PROBLEM STATEMENT: Print them exactly: the lines from the beginning of the entries below through the line that contains "plt.rcParams['font.weight'] = 'bold'", and only those, with the pictures left out.

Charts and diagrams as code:
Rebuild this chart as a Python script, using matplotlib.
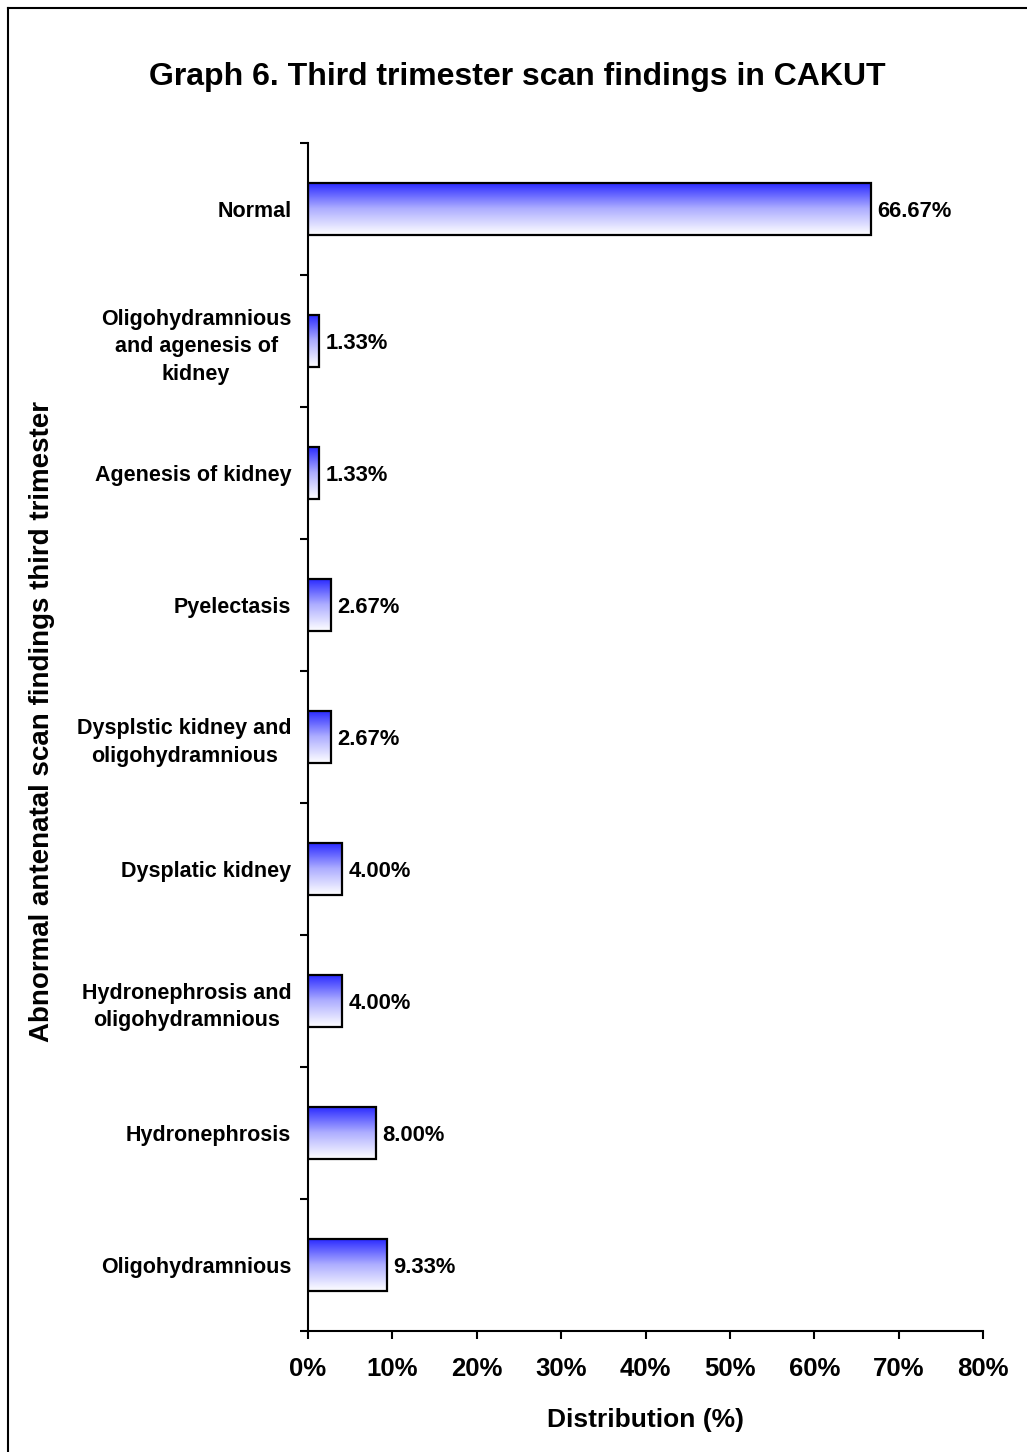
import numpy as np
import matplotlib
matplotlib.use("Agg")
import matplotlib.pyplot as plt
from matplotlib.colors import LinearSegmentedColormap
from matplotlib.lines import Line2D

categories = [
    "Normal",
    "Oligohydramnious\nand agenesis of\nkidney",
    "Agenesis of kidney",
    "Pyelectasis",
    "Dysplstic kidney and\noligohydramnious",
    "Dysplatic kidney",
    "Hydronephrosis and\noligohydramnious",
    "Hydronephrosis",
    "Oligohydramnious",
]
values = [66.67, 1.33, 1.33, 2.67, 2.67, 4.00, 4.00, 8.00, 9.33]
xticks = [0, 10, 20, 30, 40, 50, 60, 70, 80]
xtick_labels = ["0%", "10%", "20%", "30%", "40%", "50%", "60%", "70%", "80%"]

plt.rcParams['font.family'] = ['Liberation Sans', 'DejaVu Sans']
plt.rcParams['font.weight'] = 'bold'

W, H = 1027, 1452
fig = plt.figure(figsize=(W / 100, H / 100), dpi=100)
ax = fig.add_axes([308 / W, 121 / H, 675 / W, 1188 / H])

n = len(categories)
ypos = np.arange(n)
bar_h = 0.4
cmap = LinearSegmentedColormap.from_list(
    "g", [(0.0, (0.15, 0.15, 1.0)), (0.5, (0.68, 0.68, 1.0)), (1.0, (1.0, 1.0, 1.0))])
grad = np.linspace(0, 1, 256).reshape(-1, 1)

bars = ax.barh(ypos, values, height=bar_h, facecolor='none', edgecolor='black',
               linewidth=1.6, zorder=3)
for b, v, y in zip(bars, values, ypos):
    im = ax.imshow(grad, cmap=cmap, aspect='auto', origin='upper',
                   extent=[0, v, y + bar_h / 2, y - bar_h / 2], zorder=2,
                   interpolation='bilinear')
    im.set_clip_path(b)
    ax.text(v + 0.8, y, f"{v:.2f}%", va='center_baseline', ha='left',
            fontsize=15.8, fontweight='bold')

ax.set_xlim(0, 80)
ax.set_ylim(n - 0.5, -0.5)

ax.set_xticks(xticks)
ax.set_xticklabels(xtick_labels, fontsize=18.5, fontweight='bold')
ax.tick_params(axis='x', direction='out', length=6, width=1.5, pad=13)

ax.set_yticks(np.arange(-0.5, n, 1.0))
ax.set_yticklabels([])
ax.tick_params(axis='y', which='major', direction='out', length=6, width=1.5)
ax.set_yticks(ypos, minor=True)
ax.set_yticklabels(categories, minor=True, fontsize=15.5, fontweight='bold',
                   multialignment='center', linespacing=1.4)
ax.tick_params(axis='y', which='minor', length=0, pad=12)

for s in ['top', 'right']:
    ax.spines[s].set_visible(False)
for s in ['left', 'bottom']:
    ax.spines[s].set_linewidth(1.5)

ax.set_xlabel("Distribution (%)", fontsize=19, fontweight='bold', labelpad=19)

fig.text(42 / W, (H - 722) / H, "Abnormal antenatal scan findings third trimester",
         rotation=90, ha='center', va='center', fontsize=20, fontweight='bold')

fig.text(517 / W, (H - 77) / H, "Graph 6. Third trimester scan findings in CAKUT",
         ha='center', va='center', fontsize=23, fontweight='bold')

# frame around the figure
fig.add_artist(Line2D([8 / W, 8 / W], [0, (H - 8) / H], transform=fig.transFigure,
                      color='black', linewidth=1.5))
fig.add_artist(Line2D([8 / W, 1], [(H - 8) / H, (H - 8) / H], transform=fig.transFigure,
                      color='black', linewidth=1.5))

fig.savefig("out.png", dpi=100)
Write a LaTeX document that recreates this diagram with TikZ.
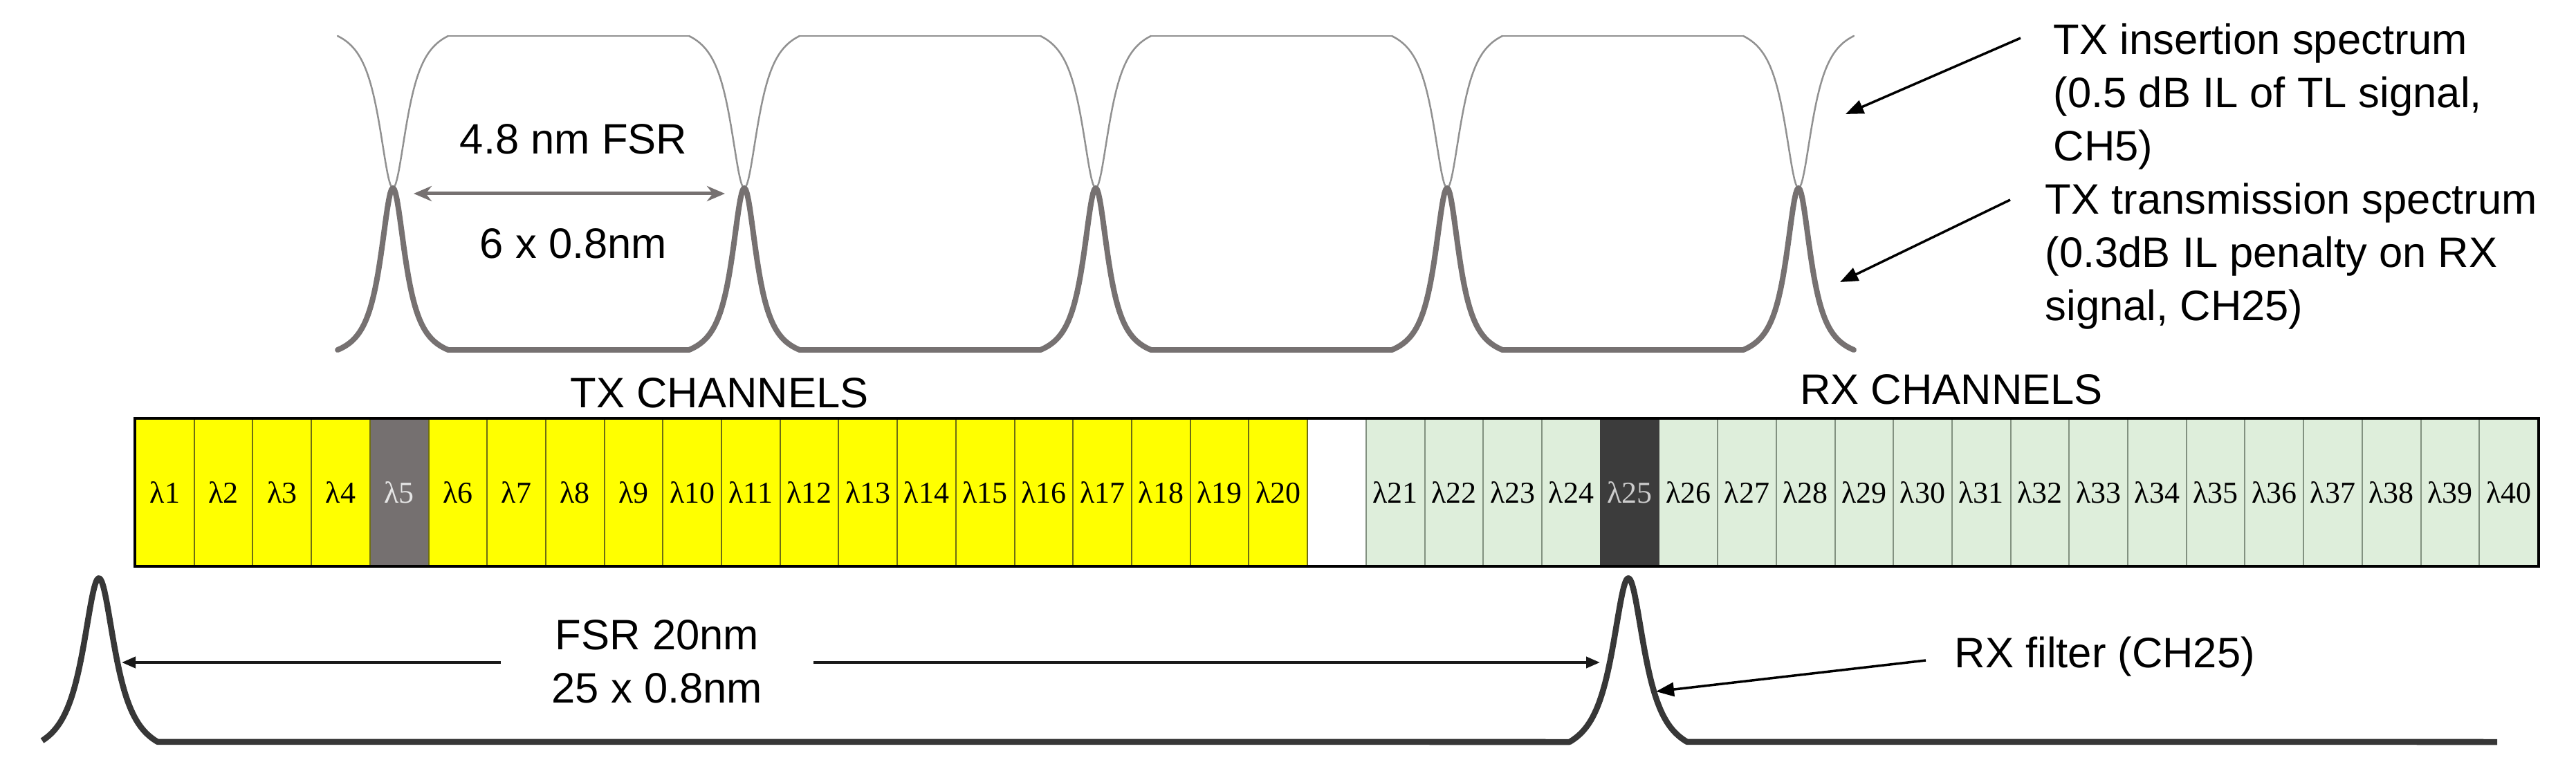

RESPONSE TO THIS TASK:
Rebuild this chart as a Python script, using matplotlib.
import numpy as np
import matplotlib
matplotlib.use("Agg")
import matplotlib.pyplot as plt
from matplotlib.colors import LinearSegmentedColormap
from matplotlib.lines import Line2D

categories = [
    "Normal",
    "Oligohydramnious\nand agenesis of\nkidney",
    "Agenesis of kidney",
    "Pyelectasis",
    "Dysplstic kidney and\noligohydramnious",
    "Dysplatic kidney",
    "Hydronephrosis and\noligohydramnious",
    "Hydronephrosis",
    "Oligohydramnious",
]
values = [66.67, 1.33, 1.33, 2.67, 2.67, 4.00, 4.00, 8.00, 9.33]
xticks = [0, 10, 20, 30, 40, 50, 60, 70, 80]
xtick_labels = ["0%", "10%", "20%", "30%", "40%", "50%", "60%", "70%", "80%"]

plt.rcParams['font.family'] = ['Liberation Sans', 'DejaVu Sans']
plt.rcParams['font.weight'] = 'bold'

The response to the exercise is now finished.